Inspector General Report Outlines Concerns in AI Preparedness

Recent funding for avian flu response should help implement IG's recommendations.

USDA's Animal and Plant Health Inspection Service does not have a comprehensive surveillance plan for avian influenza and is not able to target resources to areas of greatest concern, according to a report released Tuesday by USDA's Inspector General.

The extent of testing for the disease varies from state to state, and because APHIS does not have adequate information on testing by states and industry, it cannot know the extent to which U.S. poultry is being monitored for highly pathogenic avian influenza.

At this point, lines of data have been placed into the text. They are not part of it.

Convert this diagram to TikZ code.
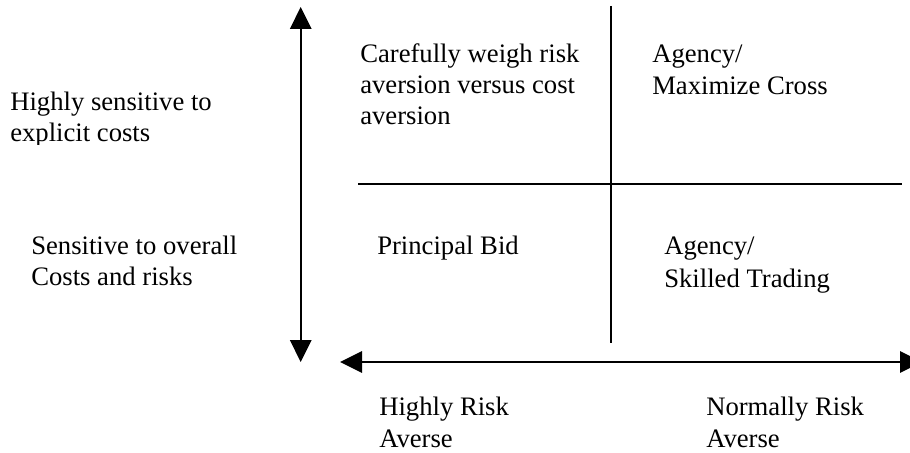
\documentclass[tikz,border=0pt]{standalone}
\usepackage{fontspec}
\setmainfont{Liberation Serif}
\usetikzlibrary{arrows.meta}
\begin{document}
\begin{tikzpicture}[x=0.75pt,y=-0.75pt,
  axis/.style={line width=1.5pt,
    {Triangle[length=16.5pt,width=16pt]}-{Triangle[length=16.5pt,width=16pt]}},
  divider/.style={line width=1.5pt},
  lbl/.style={anchor=base west, inner sep=0pt,
    font=\fontsize{20pt}{23pt}\selectfont}]
\useasboundingbox (0,0) rectangle (910,453);
\clip (0,0) rectangle (910,453);

% axis end points
\coordinate (vtop) at (300.7,7);
\coordinate (vbot) at (300.7,362);
\coordinate (hleft) at (340,362);
\coordinate (hright) at (922,362);
% quadrant dividers
\coordinate (qtop) at (610.7,6);
\coordinate (qbot) at (610.7,343);
\coordinate (qleft) at (358,184);
\coordinate (qright) at (902,184);

\draw[axis] (vtop) -- (vbot);
\draw[axis] (hleft) -- (hright);
\draw[divider] (qtop) -- (qbot);
\draw[divider] (qleft) -- (qright);

% vertical axis labels
\begin{scope}
  \clip (0,0) rectangle (300,144);
  \node[lbl] (hs1) at (10,110) {Highly sensitive to};
  \node[lbl] (hs2) at (10,141) {explicit costs};
\end{scope}
\node[lbl] (so1) at (31,254) {Sensitive to overall};
\node[lbl] (so2) at (31,285) {Costs and risks};

% quadrant contents
\node[lbl] (cw1) at (360,63) {Carefully weigh risk};
\node[lbl] (cw2) at (360,93.5) {aversion versus cost};
\node[lbl] (cw3) at (360,124) {aversion};
\node[lbl] (am1) at (652,63) {Agency/};
\node[lbl] (am2) at (652,94) {Maximize Cross};
\node[lbl] (pb) at (377,254) {Principal Bid};
\node[lbl] (as1) at (664,254) {Agency/};
\node[lbl] (as2) at (664,287) {Skilled Trading};

% horizontal axis labels
\node[lbl] (hr1) at (379,415) {Highly Risk};
\node[lbl] (hr2) at (379,447) {Averse};
\node[lbl] (nr1) at (706,415) {Normally Risk};
\node[lbl] (nr2) at (706,447) {Averse};
\end{tikzpicture}
\end{document}
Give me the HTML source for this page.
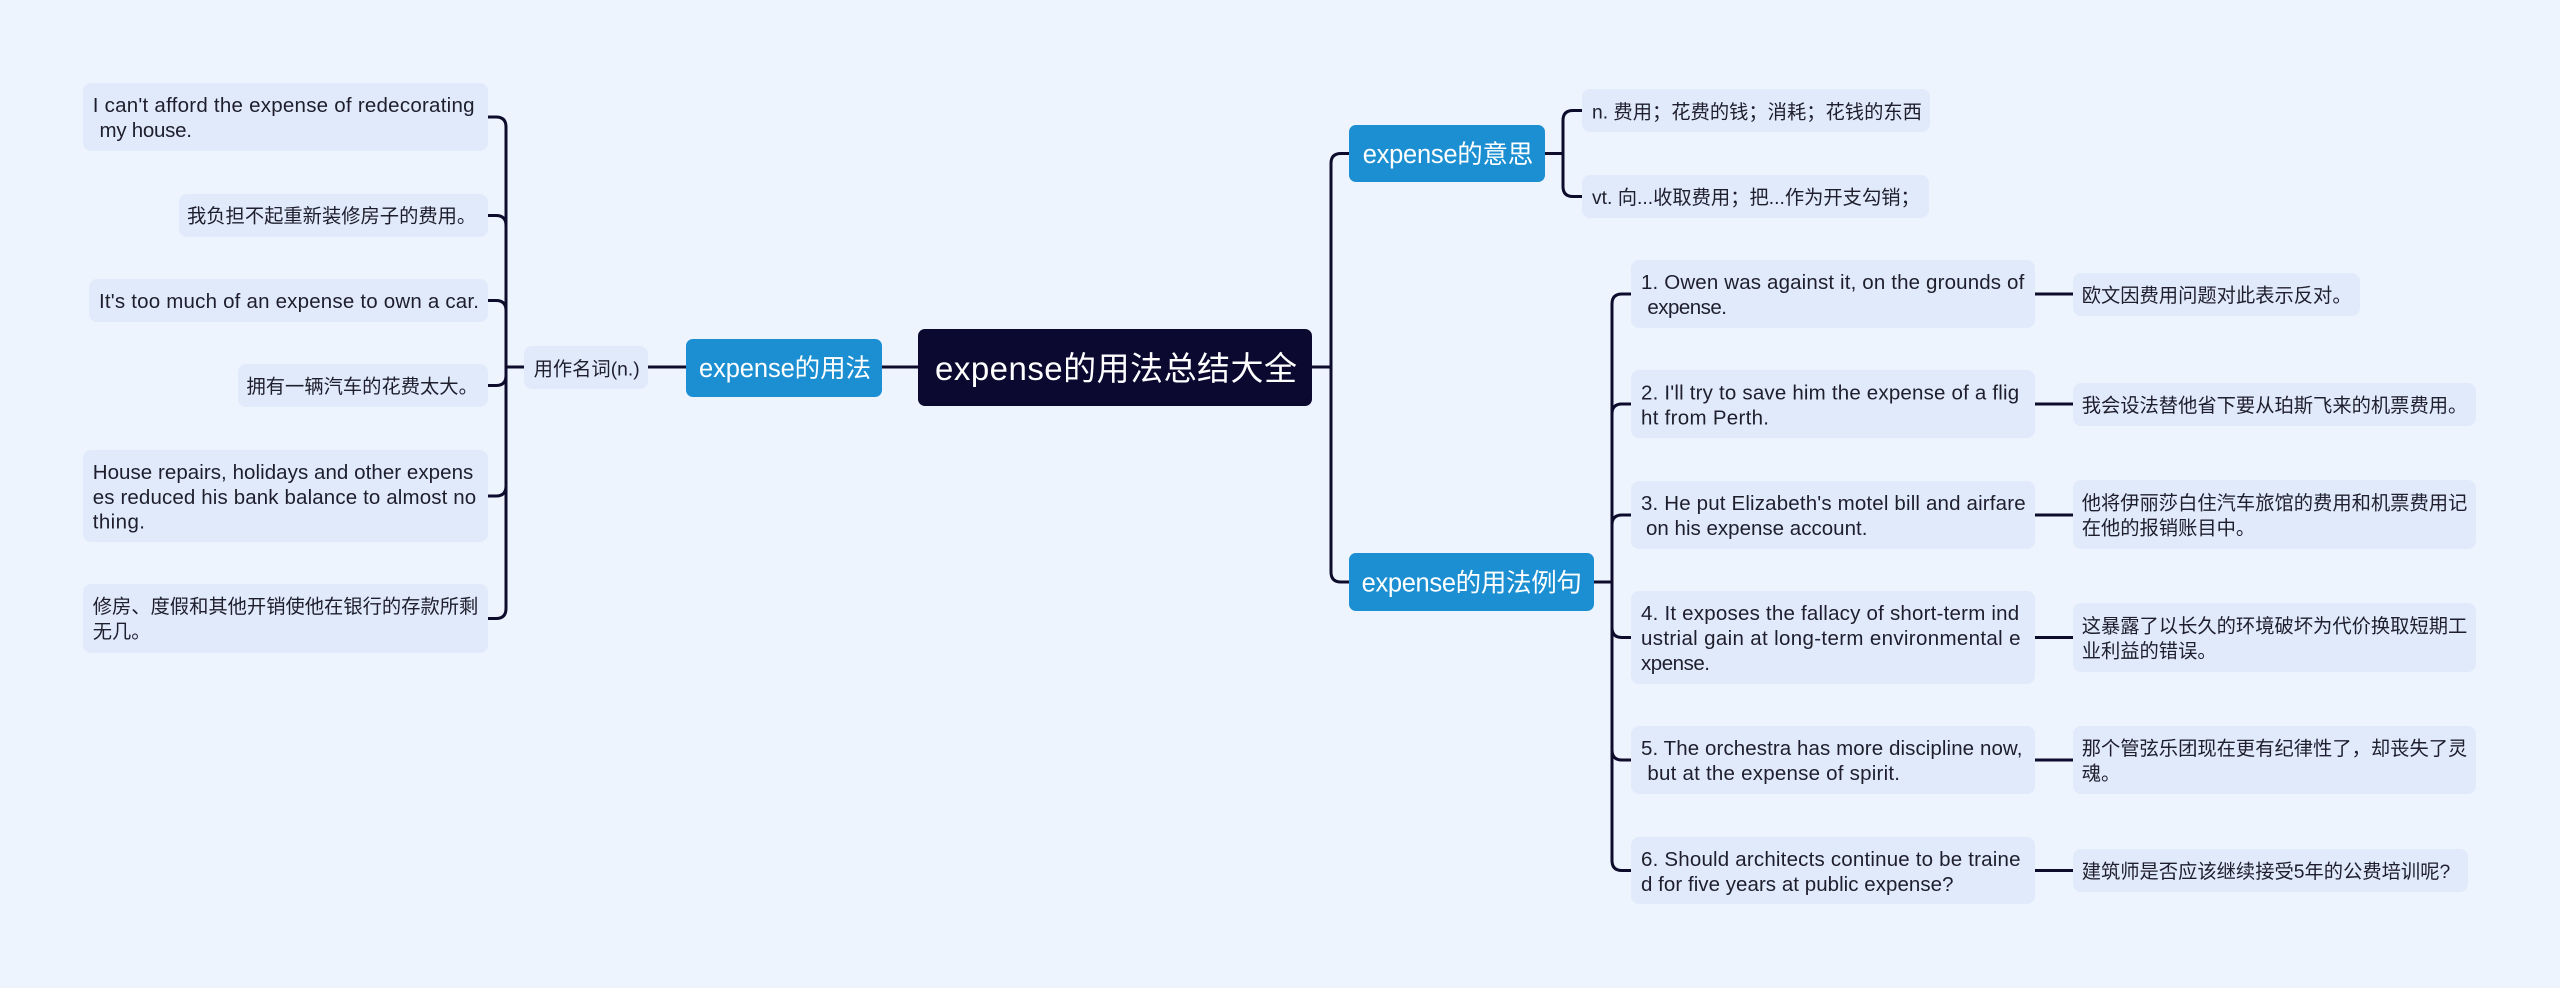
<!DOCTYPE html>
<html>
<head>
<meta charset="utf-8">
<style>
html,body{margin:0;padding:0;background:#EEF4FE;}
svg{display:block;}
text{font-family:"Liberation Sans","Noto Sans CJK SC",sans-serif;}
.t{font-size:19.3px;fill:#1e1e2c;}
.e{font-size:20.5px;fill:#1e1e2c;}
.p{font-size:25.5px;fill:#ffffff;}
.c{font-size:33px;fill:#ffffff;}
.leaf{fill:#E1EAFB;}
.pri{fill:#1B8FD2;}
.ln{fill:none;stroke:#0E0C2C;stroke-width:3;stroke-linecap:round;stroke-linejoin:round;}
</style>
</head>
<body>
<svg width="2560" height="988" viewBox="0 0 2560 988" xmlns="http://www.w3.org/2000/svg">
<rect x="0" y="0" width="2560" height="988" fill="#EEF4FE"/>

<!-- connectors -->
<g class="ln">
  <!-- left bracket: parent (524,367) bx 506 child edge 488 -->
  <path d="M524,367 H506 V127 Q506,117 496,117 H488"/>
  <path d="M524,367 H506 V225.5 Q506,215.5 496,215.5 H488"/>
  <path d="M524,367 H506 V310.5 Q506,300.5 496,300.5 H488"/>
  <path d="M524,367 H506 V375.5 Q506,385.5 496,385.5 H488"/>
  <path d="M524,367 H506 V486 Q506,496 496,496 H488"/>
  <path d="M524,367 H506 V608.5 Q506,618.5 496,618.5 H488"/>
  <path d="M648,367 H686"/>
  <path d="M882,367 H919"/>
  <!-- right trunk -->
  <path d="M1312,367 H1331 V163.5 Q1331,153.5 1341,153.5 H1349"/>
  <path d="M1312,367 H1331 V572 Q1331,582 1341,582 H1349"/>
  <!-- meaning bracket -->
  <path d="M1545,153.5 H1563 V120.5 Q1563,110.5 1573,110.5 H1582"/>
  <path d="M1545,153.5 H1563 V186.5 Q1563,196.5 1573,196.5 H1582"/>
  <!-- examples bracket -->
  <path d="M1594,582 H1612 V304 Q1612,294 1622,294 H1631"/>
  <path d="M1594,582 H1612 V414 Q1612,404 1622,404 H1631"/>
  <path d="M1594,582 H1612 V525 Q1612,515 1622,515 H1631"/>
  <path d="M1594,582 H1612 V627.5 Q1612,637.5 1622,637.5 H1631"/>
  <path d="M1594,582 H1612 V750 Q1612,760 1622,760 H1631"/>
  <path d="M1594,582 H1612 V860.5 Q1612,870.5 1622,870.5 H1631"/>
  <!-- example -> translation -->
  <path d="M2035,294 H2073"/>
  <path d="M2035,404 H2073"/>
  <path d="M2035,515 H2073"/>
  <path d="M2035,637.5 H2073"/>
  <path d="M2035,760 H2073"/>
  <path d="M2035,870.5 H2073"/>
</g>

<!-- central -->
<rect x="918" y="329" width="394" height="77" rx="7" fill="#0B0930"/>
<text class="c" x="935" y="380" textLength="362">expense的用法总结大全</text>

<!-- primary nodes -->
<rect class="pri" x="686" y="339" width="196" height="58" rx="7"/>
<text class="p" x="699" y="377" textLength="172">expense的用法</text>

<rect class="pri" x="1349" y="125" width="196" height="57" rx="7"/>
<text class="p" x="1362.7" y="163" textLength="170.6">expense的意思</text>

<rect class="pri" x="1349" y="553" width="245" height="58" rx="7"/>
<text class="p" x="1361.6" y="591.5" textLength="220.3">expense的用法例句</text>

<!-- 用作名词 -->
<rect class="leaf" x="524" y="346" width="124" height="43" rx="8"/>
<text class="t" x="533.6" y="375.5">用作名词(n.)</text>

<!-- left leaves -->
<rect class="leaf" x="83" y="83" width="405" height="68" rx="8"/>
<text class="e" x="92.7" y="112" textLength="381.8">I can't afford the expense of redecorating</text>
<text class="e" x="99.5" y="137" textLength="92.5">my house.</text>

<rect class="leaf" x="179" y="194" width="309" height="43" rx="8"/>
<text class="t" x="187" y="222.5">我负担不起重新装修房子的费用。</text>

<rect class="leaf" x="89" y="279" width="399" height="43" rx="8"/>
<text class="e" x="99" y="308" textLength="380">It's too much of an expense to own a car.</text>

<rect class="leaf" x="238" y="364" width="250" height="43" rx="8"/>
<text class="t" x="246.5" y="393">拥有一辆汽车的花费太大。</text>

<rect class="leaf" x="83" y="450" width="405" height="92" rx="8"/>
<text class="e" x="92.7" y="479" textLength="380.6">House repairs, holidays and other expens</text>
<text class="e" x="92.7" y="504" textLength="383.5">es reduced his bank balance to almost no</text>
<text class="e" x="92.7" y="528.5" textLength="52.3">thing.</text>

<rect class="leaf" x="83" y="584" width="405" height="69" rx="8"/>
<text class="t" x="92.7" y="613">修房、度假和其他开销使他在银行的存款所剩</text>
<text class="t" x="92.7" y="638">无几。</text>

<!-- meaning leaves -->
<rect class="leaf" x="1582" y="89" width="348" height="43" rx="8"/>
<text class="t" x="1592" y="118.5">n. 费用；花费的钱；消耗；花钱的东西</text>

<rect class="leaf" x="1582" y="175" width="347" height="43" rx="8"/>
<text class="t" x="1592" y="204">vt. 向...收取费用；把...作为开支勾销；</text>

<!-- examples -->
<rect class="leaf" x="1631" y="260" width="404" height="68" rx="8"/>
<text class="e" x="1641" y="289" textLength="383.3">1. Owen was against it, on the grounds of</text>
<text class="e" x="1647.4" y="314" textLength="79.6">expense.</text>

<rect class="leaf" x="1631" y="370" width="404" height="68" rx="8"/>
<text class="e" x="1641" y="399.5" textLength="378.2">2. I'll try to save him the expense of a flig</text>
<text class="e" x="1641" y="424.5" textLength="128">ht from Perth.</text>

<rect class="leaf" x="1631" y="481" width="404" height="68" rx="8"/>
<text class="e" x="1641" y="510" textLength="384.6">3. He put Elizabeth's motel bill and airfare</text>
<text class="e" x="1646" y="535" textLength="221.4">on his expense account.</text>

<rect class="leaf" x="1631" y="591" width="404" height="93" rx="8"/>
<text class="e" x="1641" y="620" textLength="378.2">4. It exposes the fallacy of short-term ind</text>
<text class="e" x="1641" y="645" textLength="379.5">ustrial gain at long-term environmental e</text>
<text class="e" x="1641" y="670" textLength="69">xpense.</text>

<rect class="leaf" x="1631" y="726" width="404" height="68" rx="8"/>
<text class="e" x="1641" y="755" textLength="381.4">5. The orchestra has more discipline now,</text>
<text class="e" x="1647.4" y="780" textLength="252.6">but at the expense of spirit.</text>

<rect class="leaf" x="1631" y="837" width="404" height="67" rx="8"/>
<text class="e" x="1641" y="866" textLength="379.5">6. Should architects continue to be traine</text>
<text class="e" x="1641" y="891" textLength="312.5">d for five years at public expense?</text>

<!-- translations -->
<rect class="leaf" x="2073" y="273" width="287" height="43" rx="8"/>
<text class="t" x="2081.7" y="302">欧文因费用问题对此表示反对。</text>

<rect class="leaf" x="2073" y="383" width="403" height="43" rx="8"/>
<text class="t" x="2081.7" y="412">我会设法替他省下要从珀斯飞来的机票费用。</text>

<rect class="leaf" x="2073" y="480" width="403" height="69" rx="8"/>
<text class="t" x="2081.7" y="509.5">他将伊丽莎白住汽车旅馆的费用和机票费用记</text>
<text class="t" x="2081.7" y="534.5">在他的报销账目中。</text>

<rect class="leaf" x="2073" y="603" width="403" height="69" rx="8"/>
<text class="t" x="2081.7" y="632.5">这暴露了以长久的环境破坏为代价换取短期工</text>
<text class="t" x="2081.7" y="657.5">业利益的错误。</text>

<rect class="leaf" x="2073" y="726" width="403" height="68" rx="8"/>
<text class="t" x="2081.7" y="755">那个管弦乐团现在更有纪律性了，却丧失了灵</text>
<text class="t" x="2081.7" y="780">魂。</text>

<rect class="leaf" x="2073" y="849" width="395" height="43" rx="8"/>
<text class="t" x="2081.7" y="878">建筑师是否应该继续接受5年的公费培训呢?</text>
</svg>
</body>
</html>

"The federal government continues to push the responsibility of finding and responding to a possible outbreak of avian influenza on states," states Sen. Tom Harkin, Senate Agriculture Committee ranking member. "As a result, USDA does not have a comprehensive national plan for surveillance and monitoring of poultry flocks and states lack adequate federal resources to respond to potential avian influenza outbreaks."

In addition, the report found that APHIS does not properly document follow-up actions taken after a potential case of avian influenza is identified, nor has it issued protocols for handling potential avian influenza cases involving live bird markets or non-commercial poultry activities.

Another weakness identified is that USDA fails to provide an avian influenza response plan on how vaccines and anti-virals will be administered to animal health care workers involved in culling operations after an outbreak occurs.

In IG's management alert, it recommended that APHIS develop and implement a comprehensive AI surveillance plan and perform and document an analysis that identifies any gaps in sampling surveillance and assesses risk as a basis for determining the need for additional sampling. In response, APHIS provided a strategy for developing a comprehensive plan. The report states APHIS should update its response to include details of how the inventory of current surveillance systems will be developed and revised timeframes for project completion.

USDA's Inspector General also recommended that APHIS needs to coordinate with the Farm Service Agency and the States to develop and formalize producer notification and action procedures when an outbreak of AI occurs, to include identification of the roles and responsibilities of personnel involved, specific timeframes for action, and linkage to the Standard Operating Procedures set forth in the Response Plan.

Funding on its way

APHIS notes that the audit was performed prior to the receipt AI supplemental funding allocated by Congress to APHIS in fiscal year 2006. APHIS states the supplemental funding is currently being used to enhance its surveillance and diagnostics, preparedness, and response and wild bird surveillance programs.

Additionally, a portion of this funding is also being used to fund international efforts designed to help prevent the spread of HPAI into the United States.

USDA's OIG report can be found online at www.usda.gov/oig/webdocs/33099-11-HY.pdf.